Supplied data:
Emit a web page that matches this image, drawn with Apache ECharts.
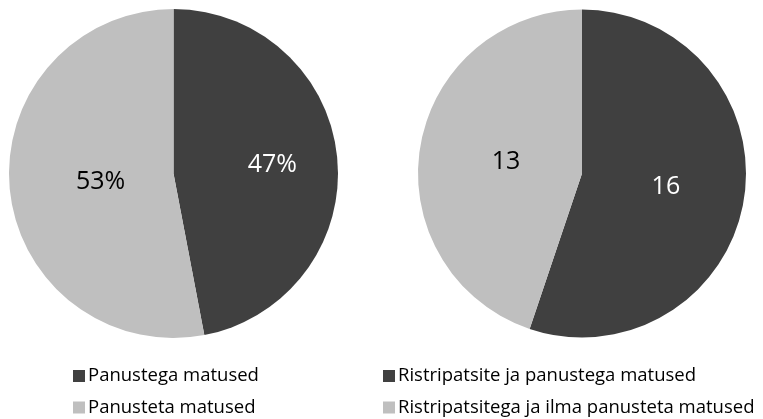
<!DOCTYPE html>
<html>
<head>
<meta charset="utf-8">
<script src="https://cdn.jsdelivr.net/npm/echarts@6/dist/echarts.min.js"></script>
<style>
html,body{margin:0;padding:0;background:#fff;}
#chart{width:763px;height:419px;}
</style>
</head>
<body>
<div id="chart"></div>
<script>
const leftCategories = ['Panustega matused', 'Panusteta matused'];
const leftValues = [47, 53];
const rightCategories = ['Ristripatsite ja panustega matused', 'Ristripatsitega ja ilma panusteta matused'];
const rightValues = [16, 13];
const colors = ['#404040', '#bfbfbf'];
const labelColors = ['#ffffff', '#000000'];
const leftOffsets = [[14, -1], [12, 0]];
const rightOffsets = [[0, 0], [8, 2]];
const FONT = '"Open Sans", sans-serif';

const chart = echarts.init(document.getElementById('chart'), null, {renderer: 'canvas'});

function buildData(cats, vals, offsets) {
  return cats.map((c, i) => ({
    name: c,
    value: vals[i],
    itemStyle: {color: colors[i]},
    label: {color: labelColors[i], offset: offsets[i]}
  }));
}

function makeLegend(left, names) {
  return {
    type: 'plain',
    orient: 'vertical',
    left: left,
    top: 366,
    width: 380,
    height: 120,
    padding: 0,
    icon: 'rect',
    itemWidth: 12,
    itemHeight: 12,
    itemGap: 11.5,
    data: names,
    textStyle: {fontFamily: FONT, fontSize: 18.5, lineHeight: 20, color: '#000', padding: [0, 0, 0, -2]}
  };
}

chart.setOption({
  animation: false,
  legend: [makeLegend(73, leftCategories), makeLegend(383, rightCategories)],
  series: [
    {
      type: 'pie',
      center: [173.5, 173.5],
      radius: 164.5,
      startAngle: 90,
      clockwise: true,
      silent: true,
      itemStyle: {borderWidth: 0},
      label: {
        position: 'inside',
        fontFamily: FONT,
        fontSize: 25,
        formatter: p => Math.round(p.percent) + '%'
      },
      labelLine: {show: false},
      data: buildData(leftCategories, leftValues, leftOffsets)
    },
    {
      type: 'pie',
      center: [582, 173.5],
      radius: 164,
      startAngle: 90,
      clockwise: true,
      silent: true,
      itemStyle: {borderWidth: 0},
      label: {
        position: 'inside',
        fontFamily: FONT,
        fontSize: 25,
        formatter: p => String(p.value)
      },
      labelLine: {show: false},
      data: buildData(rightCategories, rightValues, rightOffsets)
    }
  ]
});
</script>
</body>
</html>
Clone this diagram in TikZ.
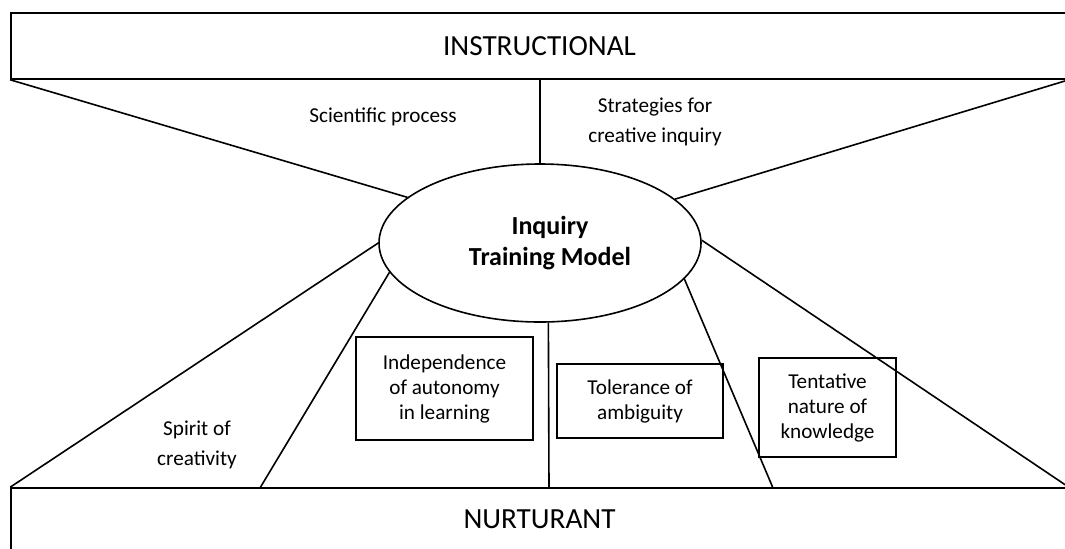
\documentclass[tikz,border=0pt]{standalone}
\usepackage{fontspec}
\setmainfont{Carlito}
\usetikzlibrary{shapes.geometric}

\begin{document}
\begin{tikzpicture}[x=0.5pt,y=-0.5pt,line width=0.8pt,
    band/.style={draw,inner sep=0pt,font=\fontsize{14.6}{17}\selectfont},
    lbl/.style={align=center,font=\fontsize{10.6}{15}\selectfont},
    tbox/.style={draw,align=center,inner sep=0pt,font=\fontsize{10.6}{12.5}\selectfont}]
      \useasboundingbox (0,0) rectangle (1065,548);
      \node[band,minimum width=528.5pt,minimum height=33pt] (a) at (539.5,46) {INSTRUCTIONAL};
      \node[band,minimum width=528.5pt,minimum height=31pt] (b) at (539.5,519) {NURTURANT};
      \node[ellipse,draw,minimum width=161pt,minimum height=79pt,
            font=\fontsize{13}{15.5}\selectfont\bfseries,align=center] (m) at (540,243)
            {\hspace*{10pt}Inquiry\\\hspace*{10pt}Training Model};
      \node[lbl] (c) at (383,117) {Scientific process};
      \node[lbl] (d) at (655,122) {Strategies for\\creative inquiry};
      \node[lbl] (e) at (197,445) {Spirit of\\creativity};
      \node[tbox,minimum width=88.5pt,minimum height=51.5pt] (f) at (444.5,388.5) {Independence\\of autonomy\\in learning};
      \node[tbox,minimum width=83pt,minimum height=37pt] (g) at (640,401) {Tolerance of\\ambiguity};
      \node[tbox,minimum width=68.5pt,minimum height=49.5pt] (h) at (827.5,407.5) {Tentative\\nature of\\knowledge};
      \coordinate (p) at (260,488);
      \coordinate (q) at (549,488);
      \coordinate (r) at (773,488);
      % upper spokes
      \draw (a.south west) -- (m.161);
      \draw (m.north) -- (m.north |- a.south);
      \draw (a.south east) -- (m.18);
      % lower spokes
      \draw (m.180) -- (b.north west);
      \draw (m.191) -- (p);
      \draw (m.276) -- (q);
      \draw (m.346) -- (r);
      \draw (m.1) -- (b.north east);
    \end{tikzpicture}
\end{document}
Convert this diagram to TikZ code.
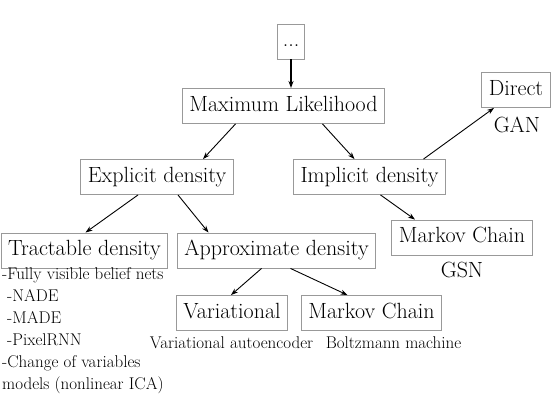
\documentclass[tikz,border=0pt]{standalone}
\usetikzlibrary{arrows.meta}
\tikzset{
  box/.style={draw=black!40, line width=0.9pt, font=\fontsize{22}{26}\selectfont, inner xsep=7pt, inner ysep=7.5pt, text height=15pt, text depth=5pt},
  lab/.style={font=\fontsize{22}{26}\selectfont, inner sep=0pt},
  small/.style={font=\fontsize{17}{22}\selectfont, inner sep=0pt},
  arr/.style={-{Stealth[length=7pt,width=5pt]}, line width=0.9pt},
}
\begin{document}
\begin{tikzpicture}[x=1pt,y=-1pt]
\useasboundingbox (0,0) rectangle (556,396);
\node[box, inner xsep=5pt] (top) at (291,41.5) {...};
\node[box] (ml) at (283.5,106) {Maximum Likelihood};
\node[box] (direct) at (516,90) {Direct};
\node[lab] (gan) at (517,125) {GAN};
\node[box] (exp) at (157,177) {Explicit density};
\node[box] (imp) at (369.5,177) {Implicit density};
\node[box] (tract) at (84.5,250.5) {Tractable density};
\node[box] (approx) at (276.5,250.5) {Approximate density};
\node[box] (mcg) at (462,237.5) {Markov Chain};
\node[lab] (gsn) at (462,269.5) {GSN};
\node[box] (var) at (232,313) {Variational};
\node[box] (mcb) at (371.5,313) {Markov Chain};
\node[small] (vae) at (231.5,343) {Variational autoencoder};
\node[small] (bm) at (393.5,343) {Boltzmann machine};
\node[small, anchor=north west, align=left] (list) at (2,267) {-Fully visible belief nets\\
\hspace*{5pt}-NADE\\
\hspace*{5pt}-MADE\\
\hspace*{5pt}-PixelRNN\\
-Change of variables\\
models (nonlinear ICA)};
\draw[arr, line width=1.6pt] (top.south) -- (top.south |- ml.north);
\draw[arr] ([xshift=-48pt]ml.south) -- ([xshift=46pt]exp.north);
\draw[arr] ([xshift=39pt]ml.south) -- ([xshift=-15pt]imp.north);
\draw[arr] ([xshift=54pt]imp.north) -- ([xshift=-22pt]direct.south);
\draw[arr] ([xshift=-19pt]exp.south) -- ([xshift=1pt]tract.north);
\draw[arr] ([xshift=21pt]exp.south) -- ([xshift=-68pt]approx.north);
\draw[arr] ([xshift=11pt]imp.south) -- ([xshift=-47pt]mcg.north);
\draw[arr] ([xshift=-15pt]approx.south) -- ([xshift=-1pt]var.north);
\draw[arr] ([xshift=14pt]approx.south) -- ([xshift=-24pt]mcb.north);
\end{tikzpicture}
\end{document}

Exercise description:
Quote the records above exactly, leaving out any pictures.

Exercise answer:
Emit a web page that matches this image, drawn with Apache ECharts.
<!DOCTYPE html>
<html>
<head>
<meta charset="utf-8">
<script src="https://cdn.jsdelivr.net/npm/echarts@6/dist/echarts.min.js"></script>
<style>
html,body{margin:0;padding:0;background:#fff;}
#chart{width:763px;height:419px;}
</style>
</head>
<body>
<div id="chart"></div>
<script>
const leftCategories = ['Panustega matused', 'Panusteta matused'];
const leftValues = [47, 53];
const rightCategories = ['Ristripatsite ja panustega matused', 'Ristripatsitega ja ilma panusteta matused'];
const rightValues = [16, 13];
const colors = ['#404040', '#bfbfbf'];
const labelColors = ['#ffffff', '#000000'];
const leftOffsets = [[14, -1], [12, 0]];
const rightOffsets = [[0, 0], [8, 2]];
const FONT = '"Open Sans", sans-serif';

const chart = echarts.init(document.getElementById('chart'), null, {renderer: 'canvas'});

function buildData(cats, vals, offsets) {
  return cats.map((c, i) => ({
    name: c,
    value: vals[i],
    itemStyle: {color: colors[i]},
    label: {color: labelColors[i], offset: offsets[i]}
  }));
}

function makeLegend(left, names) {
  return {
    type: 'plain',
    orient: 'vertical',
    left: left,
    top: 366,
    width: 380,
    height: 120,
    padding: 0,
    icon: 'rect',
    itemWidth: 12,
    itemHeight: 12,
    itemGap: 11.5,
    data: names,
    textStyle: {fontFamily: FONT, fontSize: 18.5, lineHeight: 20, color: '#000', padding: [0, 0, 0, -2]}
  };
}

chart.setOption({
  animation: false,
  legend: [makeLegend(73, leftCategories), makeLegend(383, rightCategories)],
  series: [
    {
      type: 'pie',
      center: [173.5, 173.5],
      radius: 164.5,
      startAngle: 90,
      clockwise: true,
      silent: true,
      itemStyle: {borderWidth: 0},
      label: {
        position: 'inside',
        fontFamily: FONT,
        fontSize: 25,
        formatter: p => Math.round(p.percent) + '%'
      },
      labelLine: {show: false},
      data: buildData(leftCategories, leftValues, leftOffsets)
    },
    {
      type: 'pie',
      center: [582, 173.5],
      radius: 164,
      startAngle: 90,
      clockwise: true,
      silent: true,
      itemStyle: {borderWidth: 0},
      label: {
        position: 'inside',
        fontFamily: FONT,
        fontSize: 25,
        formatter: p => String(p.value)
      },
      labelLine: {show: false},
      data: buildData(rightCategories, rightValues, rightOffsets)
    }
  ]
});
</script>
</body>
</html>
Clone this diagram in TikZ.
\documentclass[tikz,border=0pt]{standalone}
\usepackage{fontspec}
\setmainfont{Carlito}
\usetikzlibrary{shapes.geometric}

\begin{document}
\begin{tikzpicture}[x=0.5pt,y=-0.5pt,line width=0.8pt,
    band/.style={draw,inner sep=0pt,font=\fontsize{14.6}{17}\selectfont},
    lbl/.style={align=center,font=\fontsize{10.6}{15}\selectfont},
    tbox/.style={draw,align=center,inner sep=0pt,font=\fontsize{10.6}{12.5}\selectfont}]
      \useasboundingbox (0,0) rectangle (1065,548);
      \node[band,minimum width=528.5pt,minimum height=33pt] (a) at (539.5,46) {INSTRUCTIONAL};
      \node[band,minimum width=528.5pt,minimum height=31pt] (b) at (539.5,519) {NURTURANT};
      \node[ellipse,draw,minimum width=161pt,minimum height=79pt,
            font=\fontsize{13}{15.5}\selectfont\bfseries,align=center] (m) at (540,243)
            {\hspace*{10pt}Inquiry\\\hspace*{10pt}Training Model};
      \node[lbl] (c) at (383,117) {Scientific process};
      \node[lbl] (d) at (655,122) {Strategies for\\creative inquiry};
      \node[lbl] (e) at (197,445) {Spirit of\\creativity};
      \node[tbox,minimum width=88.5pt,minimum height=51.5pt] (f) at (444.5,388.5) {Independence\\of autonomy\\in learning};
      \node[tbox,minimum width=83pt,minimum height=37pt] (g) at (640,401) {Tolerance of\\ambiguity};
      \node[tbox,minimum width=68.5pt,minimum height=49.5pt] (h) at (827.5,407.5) {Tentative\\nature of\\knowledge};
      \coordinate (p) at (260,488);
      \coordinate (q) at (549,488);
      \coordinate (r) at (773,488);
      % upper spokes
      \draw (a.south west) -- (m.161);
      \draw (m.north) -- (m.north |- a.south);
      \draw (a.south east) -- (m.18);
      % lower spokes
      \draw (m.180) -- (b.north west);
      \draw (m.191) -- (p);
      \draw (m.276) -- (q);
      \draw (m.346) -- (r);
      \draw (m.1) -- (b.north east);
    \end{tikzpicture}
\end{document}
Convert this diagram to TikZ code.
\documentclass[tikz,border=0pt]{standalone}
\usetikzlibrary{arrows.meta}
\tikzset{
  box/.style={draw=black!40, line width=0.9pt, font=\fontsize{22}{26}\selectfont, inner xsep=7pt, inner ysep=7.5pt, text height=15pt, text depth=5pt},
  lab/.style={font=\fontsize{22}{26}\selectfont, inner sep=0pt},
  small/.style={font=\fontsize{17}{22}\selectfont, inner sep=0pt},
  arr/.style={-{Stealth[length=7pt,width=5pt]}, line width=0.9pt},
}
\begin{document}
\begin{tikzpicture}[x=1pt,y=-1pt]
\useasboundingbox (0,0) rectangle (556,396);
\node[box, inner xsep=5pt] (top) at (291,41.5) {...};
\node[box] (ml) at (283.5,106) {Maximum Likelihood};
\node[box] (direct) at (516,90) {Direct};
\node[lab] (gan) at (517,125) {GAN};
\node[box] (exp) at (157,177) {Explicit density};
\node[box] (imp) at (369.5,177) {Implicit density};
\node[box] (tract) at (84.5,250.5) {Tractable density};
\node[box] (approx) at (276.5,250.5) {Approximate density};
\node[box] (mcg) at (462,237.5) {Markov Chain};
\node[lab] (gsn) at (462,269.5) {GSN};
\node[box] (var) at (232,313) {Variational};
\node[box] (mcb) at (371.5,313) {Markov Chain};
\node[small] (vae) at (231.5,343) {Variational autoencoder};
\node[small] (bm) at (393.5,343) {Boltzmann machine};
\node[small, anchor=north west, align=left] (list) at (2,267) {-Fully visible belief nets\\
\hspace*{5pt}-NADE\\
\hspace*{5pt}-MADE\\
\hspace*{5pt}-PixelRNN\\
-Change of variables\\
models (nonlinear ICA)};
\draw[arr, line width=1.6pt] (top.south) -- (top.south |- ml.north);
\draw[arr] ([xshift=-48pt]ml.south) -- ([xshift=46pt]exp.north);
\draw[arr] ([xshift=39pt]ml.south) -- ([xshift=-15pt]imp.north);
\draw[arr] ([xshift=54pt]imp.north) -- ([xshift=-22pt]direct.south);
\draw[arr] ([xshift=-19pt]exp.south) -- ([xshift=1pt]tract.north);
\draw[arr] ([xshift=21pt]exp.south) -- ([xshift=-68pt]approx.north);
\draw[arr] ([xshift=11pt]imp.south) -- ([xshift=-47pt]mcg.north);
\draw[arr] ([xshift=-15pt]approx.south) -- ([xshift=-1pt]var.north);
\draw[arr] ([xshift=14pt]approx.south) -- ([xshift=-24pt]mcb.north);
\end{tikzpicture}
\end{document}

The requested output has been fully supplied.